The Consequences of Sexual Immorality

When you sin sexually, you sin against your body, which houses the Holy Spirit of God, if you are truly born again. So, the most precious thing you forfeit is the glory that is due to God through your body.

Secondly, we forfeit that beautiful peace and fellowship that comes when our lives are pure before God. That freedom from guilt and a heavy conscience. We take ourselves back into bondage to sin.

Yes, God forgives us when we repent, but there are many who can testify that the memories and regrets somehow never go away. You always look back and wish it had never happened. Many marital problems come from infidelity before marriage. You are jeopardizing your future happiness through premarital sex.

Start Where You Are

Some of you have already messed up your lives because of sexual immorality. Some of you are living in sexual sin even now. Some of you are thinking about it, but you haven't yet acted on it. Some of you are still pure and innocent.

Wherever you are, you can start today to put God's principles into effect in your life and live a sexually pure life, if you want to. God is remarkable at taking our messes and making something good out of them.

Here are ten things you should do to insure that you are obeying God and living a sexually pure life:

  1. If you are now having an illicit sexual relationship, break it off today. Not
    tomorrow; today.
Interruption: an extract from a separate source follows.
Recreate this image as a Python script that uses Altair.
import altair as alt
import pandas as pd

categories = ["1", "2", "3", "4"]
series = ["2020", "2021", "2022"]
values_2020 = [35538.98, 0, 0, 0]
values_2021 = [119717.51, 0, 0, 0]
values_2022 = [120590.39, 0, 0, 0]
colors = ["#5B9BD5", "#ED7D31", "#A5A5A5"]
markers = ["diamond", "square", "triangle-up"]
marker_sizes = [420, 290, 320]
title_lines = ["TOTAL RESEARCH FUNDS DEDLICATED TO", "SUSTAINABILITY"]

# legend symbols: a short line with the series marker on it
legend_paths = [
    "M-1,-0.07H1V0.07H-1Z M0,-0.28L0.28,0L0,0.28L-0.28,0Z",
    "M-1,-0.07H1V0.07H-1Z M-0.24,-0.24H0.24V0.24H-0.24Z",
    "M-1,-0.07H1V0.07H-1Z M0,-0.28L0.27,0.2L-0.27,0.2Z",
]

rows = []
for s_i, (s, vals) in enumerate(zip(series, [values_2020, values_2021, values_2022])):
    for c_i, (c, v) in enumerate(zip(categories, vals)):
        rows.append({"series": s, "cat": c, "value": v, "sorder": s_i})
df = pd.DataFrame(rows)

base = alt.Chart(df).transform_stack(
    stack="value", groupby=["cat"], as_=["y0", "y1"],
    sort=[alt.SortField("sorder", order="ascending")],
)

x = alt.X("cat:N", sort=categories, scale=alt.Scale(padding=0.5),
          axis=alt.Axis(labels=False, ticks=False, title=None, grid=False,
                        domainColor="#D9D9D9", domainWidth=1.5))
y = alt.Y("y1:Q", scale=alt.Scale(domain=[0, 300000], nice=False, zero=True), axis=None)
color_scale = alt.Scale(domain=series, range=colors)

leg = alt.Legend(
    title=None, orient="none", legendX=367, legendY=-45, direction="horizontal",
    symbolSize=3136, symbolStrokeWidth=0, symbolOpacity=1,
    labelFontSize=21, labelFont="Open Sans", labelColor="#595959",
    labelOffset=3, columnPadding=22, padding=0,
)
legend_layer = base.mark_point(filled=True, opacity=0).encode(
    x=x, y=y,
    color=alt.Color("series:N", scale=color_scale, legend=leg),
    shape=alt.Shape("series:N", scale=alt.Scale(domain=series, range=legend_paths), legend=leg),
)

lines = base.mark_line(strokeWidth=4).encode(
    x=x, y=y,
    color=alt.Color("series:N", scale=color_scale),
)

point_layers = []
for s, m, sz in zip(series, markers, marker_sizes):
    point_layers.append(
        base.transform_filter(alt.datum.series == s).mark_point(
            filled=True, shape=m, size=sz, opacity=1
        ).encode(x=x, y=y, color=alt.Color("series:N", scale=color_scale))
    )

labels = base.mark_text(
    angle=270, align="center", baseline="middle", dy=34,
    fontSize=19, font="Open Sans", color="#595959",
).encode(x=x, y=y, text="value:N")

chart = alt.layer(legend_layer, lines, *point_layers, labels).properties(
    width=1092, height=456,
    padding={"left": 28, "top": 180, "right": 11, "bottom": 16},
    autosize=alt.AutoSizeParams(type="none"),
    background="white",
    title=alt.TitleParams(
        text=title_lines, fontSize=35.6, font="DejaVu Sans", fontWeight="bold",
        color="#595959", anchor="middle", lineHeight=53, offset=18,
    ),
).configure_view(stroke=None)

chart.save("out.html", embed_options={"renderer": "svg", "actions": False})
Don't talk about doing it; don't seek advice about doing it; don't
    hesitate. Just do it.

  2. If you are in a relationship that is heading in that direction, break it off today.  
    Same instructions. You cannot trust yourself.
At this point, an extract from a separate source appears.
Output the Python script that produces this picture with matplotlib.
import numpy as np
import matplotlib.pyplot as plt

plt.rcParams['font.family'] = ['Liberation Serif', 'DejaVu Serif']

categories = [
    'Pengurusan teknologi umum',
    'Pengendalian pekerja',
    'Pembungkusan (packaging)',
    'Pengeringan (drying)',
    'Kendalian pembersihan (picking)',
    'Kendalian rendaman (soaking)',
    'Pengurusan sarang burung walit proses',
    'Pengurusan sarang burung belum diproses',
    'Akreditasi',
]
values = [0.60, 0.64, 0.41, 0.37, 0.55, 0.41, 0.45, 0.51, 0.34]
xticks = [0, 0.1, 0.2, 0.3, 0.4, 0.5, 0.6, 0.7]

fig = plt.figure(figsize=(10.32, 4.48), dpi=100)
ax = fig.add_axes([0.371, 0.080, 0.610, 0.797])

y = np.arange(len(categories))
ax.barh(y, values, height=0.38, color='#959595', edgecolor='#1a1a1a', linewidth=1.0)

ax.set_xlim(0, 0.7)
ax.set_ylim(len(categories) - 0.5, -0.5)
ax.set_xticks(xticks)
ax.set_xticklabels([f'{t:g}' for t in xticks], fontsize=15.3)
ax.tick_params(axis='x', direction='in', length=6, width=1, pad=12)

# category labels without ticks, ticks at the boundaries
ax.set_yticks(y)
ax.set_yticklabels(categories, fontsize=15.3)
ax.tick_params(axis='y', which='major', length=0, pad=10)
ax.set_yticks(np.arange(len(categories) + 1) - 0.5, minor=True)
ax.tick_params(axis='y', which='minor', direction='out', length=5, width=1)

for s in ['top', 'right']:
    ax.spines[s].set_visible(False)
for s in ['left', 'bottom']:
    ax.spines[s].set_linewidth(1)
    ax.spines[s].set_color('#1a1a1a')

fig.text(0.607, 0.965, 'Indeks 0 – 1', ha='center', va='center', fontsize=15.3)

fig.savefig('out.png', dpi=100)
  3. If you are not in a relationship and you want to be someday, set some high
    standards of conduct for yourself.

  4. Put them in writing. Be explicit about what you will and won't do.

  5. Avoid movies, TV shows, magazines and books that portray illicit sex. Turn off the
    television, walk out of the movie, don't allow that message to invade your mind.

  6. Avoid any joking or coarse talk about sex. Walk away from it. Don't laugh at it.

  7. Don't associate with people who have low standards of sexual purity. They will bring 
    you down to their level rather than you bringing them up to yours.

  8. Don't allow yourself to think about sex if you're single. If you're married, think
    about sex only with your partner. Anything else is sin.

  9. If you are married, work at having the best sex life possible with your mate. Find
    your fulfillment in him or her.

  10. Covenant with God to start where you are and from this day forward to live by his
    principles.

  11. Pray everyday that God will give you the strength and power to do this.

 

This is not mission impossible. It is the doorway to freedom and joy and life. I urge you to take this seriously and live a life of sexual purity. You will save yourself so much pain and sorrow and heartache and grief. And you will please the Lord Jesus Christ.